There may be a physical limit to the size of a single lense, but as computer power grows, we might get simple light detectors placed in close but separate locations as a networked array, rebuilding the image from several discrete chunks of data. Plausible?

Posted by V-Man at May 18, 2005 06:49 PM

Very plausible, V-man. Similar techniques are already in use to compile side-scan sonar images from multiple echoes.

As for the wireless micro cameras- I can see the IRS signing up to buy them by the freight container.
The only problem with extreme 'Big Brother' paranoia is that there are not enough people to watch all the people all the time.... unless everybody ends up watching somebody else- which is pretty much how Castro's 'neighborhood watch' system has worked in Cuba for the past 45 years, without any microelectronics.

Posted by DC at May 18, 2005 09:01 PM

The multiple sensor technique makes sense IF you can preserve phase information, so the signals can be combined coherently.

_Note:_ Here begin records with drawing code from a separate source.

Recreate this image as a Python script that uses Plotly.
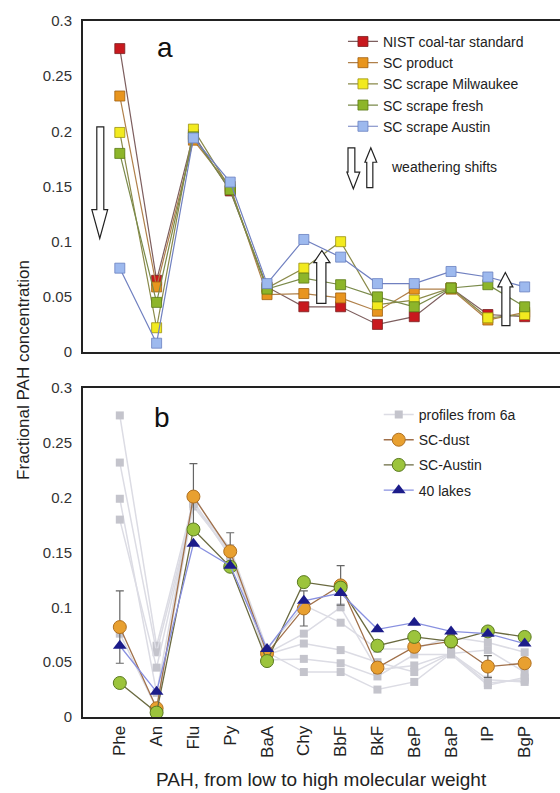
import plotly.graph_objects as go

PAH = ["Phe", "An", "Flu", "Py", "BaA", "Chy", "BbF", "BkF", "BeP", "BaP", "IP", "BgP"]

# Panel a: fractional PAH profiles
nist       = [0.275, 0.065, 0.197, 0.146, 0.059, 0.041, 0.041, 0.025, 0.032, 0.058, 0.034, 0.032]
sc_product = [0.232, 0.059, 0.192, 0.150, 0.052, 0.053, 0.049, 0.037, 0.057, 0.057, 0.029, 0.036]
sc_milw    = [0.199, 0.022, 0.202, 0.148, 0.058, 0.076, 0.100, 0.043, 0.047, 0.058, 0.031, 0.034]
sc_fresh   = [0.180, 0.045, 0.195, 0.147, 0.057, 0.067, 0.061, 0.050, 0.041, 0.058, 0.061, 0.041]
sc_austin_a= [0.076, 0.008, 0.194, 0.154, 0.062, 0.102, 0.086, 0.062, 0.062, 0.073, 0.068, 0.059]

# Panel b
sc_dust     = [0.082, 0.008, 0.201, 0.151, 0.058, 0.099, 0.120, 0.045, 0.064, 0.069, 0.046, 0.049]
sc_dust_err = [0.033, 0.003, 0.030, 0.017, 0.004, 0.016, 0.018, 0.005, 0.004, 0.006, 0.010, 0.004]
sc_austin_b = [0.031, 0.004, 0.171, 0.137, 0.051, 0.123, 0.118, 0.065, 0.073, 0.069, 0.078, 0.073]
lakes40     = [0.065, 0.023, 0.158, 0.138, 0.062, 0.106, 0.113, 0.080, 0.086, 0.078, 0.076, 0.067]

xi = list(range(len(PAH)))

fig = go.Figure()

series_a = [
    ("NIST coal-tar standard", nist, "#C8191E", "#7a2020", "#7d5e5e"),
    ("SC product", sc_product, "#E8951E", "#a06010", "#b0804a"),
    ("SC scrape Milwaukee", sc_milw, "#F2EA1F", "#9a9010", "#8a8a4a"),
    ("SC scrape fresh", sc_fresh, "#8DB52A", "#5a7a15", "#7a8a4a"),
    ("SC scrape Austin", sc_austin_a, "#9DB9EE", "#6a80c0", "#7080c0"),
]
for name, vals, fc, ec, lc in series_a:
    fig.add_trace(go.Scatter(
        x=xi, y=vals, name=name, mode="lines+markers",
        line=dict(color=lc, width=1.2),
        marker=dict(symbol="square", size=10, color=fc, line=dict(color=ec, width=0.8)),
        xaxis="x", yaxis="y", legend="legend"))

# panel b gray profiles
for k, (name, vals, fc, ec, lc) in enumerate(series_a):
    fig.add_trace(go.Scatter(
        x=xi, y=vals, name="profiles from 6a", mode="lines+markers",
        legendgroup="prof", showlegend=(k == 0),
        line=dict(color="#dcdce4", width=1.5),
        marker=dict(symbol="square", size=8, color="#c4c4cc"),
        xaxis="x2", yaxis="y2", legend="legend2"))

fig.add_trace(go.Scatter(
    x=xi, y=sc_dust, name="SC-dust", mode="lines+markers",
    error_y=dict(type="data", array=sc_dust_err, color="#666666", thickness=1.2, width=4),
    line=dict(color="#a0704a", width=1.3),
    marker=dict(symbol="circle", size=13, color="#E8A030", line=dict(color="#b07020", width=1)),
    xaxis="x2", yaxis="y2", legend="legend2"))
fig.add_trace(go.Scatter(
    x=xi, y=sc_austin_b, name="SC-Austin", mode="lines+markers",
    line=dict(color="#6a6a40", width=1.3),
    marker=dict(symbol="circle", size=13, color="#9CC43C", line=dict(color="#5a7a20", width=1)),
    xaxis="x2", yaxis="y2", legend="legend2"))
fig.add_trace(go.Scatter(
    x=xi, y=lakes40, name="40 lakes", mode="lines+markers",
    line=dict(color="#8890e0", width=1.3),
    marker=dict(symbol="triangle-up", size=12, color="#1c1c8a"),
    xaxis="x2", yaxis="y2", legend="legend2"))

def down_arrow(x0, x1, xl, xr, yt, yh, ytip):
    xc = (xl + xr) / 2
    return f"M {x0},{yt} L {x1},{yt} L {x1},{yh} L {xr},{yh} L {xc},{ytip} L {xl},{yh} L {x0},{yh} Z"

def up_arrow(x0, x1, xl, xr, yb, yh, ytip):
    xc = (xl + xr) / 2
    return f"M {x0},{yb} L {x1},{yb} L {x1},{yh} L {xr},{yh} L {xc},{ytip} L {xl},{yh} L {x0},{yh} Z"

arrows = [
    down_arrow(-0.625, -0.435, -0.76, -0.33, 0.204, 0.129, 0.103),
    up_arrow(5.35, 5.6, 5.27, 5.71, 0.044, 0.081, 0.092),
    up_arrow(10.38, 10.6, 10.27, 10.68, 0.024, 0.059, 0.072),
    down_arrow(6.2, 6.386, 6.17, 6.52, 0.185, 0.163, 0.148),
    up_arrow(6.71, 6.875, 6.66, 6.98, 0.149, 0.172, 0.185),
]
shapes = [dict(type="path", path=p, xref="x", yref="y", fillcolor="white",
               line=dict(color="#222222", width=1.2), layer="above") for p in arrows]

axis_common = dict(showline=True, linecolor="#222222", linewidth=2, showgrid=False,
                   zeroline=False, ticks="", automargin=False)
font_family = "Liberation Sans, Arial, sans-serif"

fig.update_layout(
    template="none",
    width=560, height=793,
    margin=dict(l=83, r=0, t=21, b=76),
    paper_bgcolor="white", plot_bgcolor="white",
    font=dict(family=font_family, color="#222222"),
    xaxis=dict(domain=[0, 1], range=[-1, 11.96], anchor="y", showticklabels=False,
               mirror=True, **axis_common),
    yaxis=dict(domain=[0.5244, 1], range=[0, 0.3], anchor="x", dtick=0.05,
               tickfont=dict(size=15, color="#333333"), ticklabelstandoff=6, **axis_common),
    xaxis2=dict(domain=[0, 1], range=[-1, 11.96], anchor="y2", tickmode="array",
                tickvals=xi, ticktext=PAH, tickangle=-90,
                tickfont=dict(size=17, color="#222222"), mirror=True, **axis_common),
    yaxis2=dict(domain=[0, 0.4727], range=[0, 0.3], anchor="x2", dtick=0.05,
                tickfont=dict(size=15, color="#333333"), ticklabelstandoff=6, **axis_common),
    legend=dict(x=0.545, y=0.993, xanchor="left", yanchor="top",
                font=dict(size=14, color="#222222"), bgcolor="rgba(0,0,0,0)",
                tracegroupgap=0),
    legend2=dict(x=0.62, y=0.457, xanchor="left", yanchor="top",
                 font=dict(size=14, color="#222222"), bgcolor="rgba(0,0,0,0)",
                 tracegroupgap=4),
    shapes=shapes,
    annotations=[
        dict(text="a", x=1.22, y=0.276, xref="x", yref="y", showarrow=False,
             font=dict(size=28, color="#111111")),
        dict(text="b", x=1.15, y=0.273, xref="x2", yref="y2", showarrow=False,
             font=dict(size=28, color="#111111")),
        dict(text="weathering shifts", x=0.6415, y=0.168, xref="paper", yref="y",
             xanchor="left", yanchor="middle", showarrow=False,
             font=dict(size=14, color="#222222")),
        dict(text="Fractional PAH concentration", x=-0.148, y=0.4986, xref="paper",
             yref="paper", textangle=-90, showarrow=False,
             font=dict(size=17, color="#222222")),
        dict(text="PAH, from low to high molecular weight", x=0.5, y=-0.0905,
             xref="paper", yref="paper", showarrow=False, yanchor="middle",
             font=dict(size=19, color="#222222")),
    ],
)

fig.write_html("out.html")
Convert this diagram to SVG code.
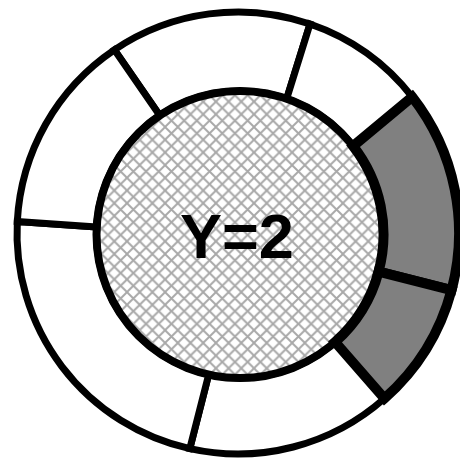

This is easy to do for sonar, and doable for microwaves (in VLBI astronomy). For light? You'd need to operate in a very narrow frequency range, and detect the interference between the incoming light and a reference beam (as in holography). This might be feasibly stealthy in the near-IR or near-UV.

Posted by Paul Dietz at May 19, 2005 06:38 AM

Still though we are talking about even current cameras being very very tiny.

Being that these are for theConsumer mer Market they are relatively large.

This isn't a technology of tomorrow, it exists now. It just may turn out that in this particular instance we have a pervert that was slightly behind the times.

Posted by Josh Reiter at May 19, 2005 07:18 AM

Maybe that's how we got to see Saddam's underpants? Really important stuff.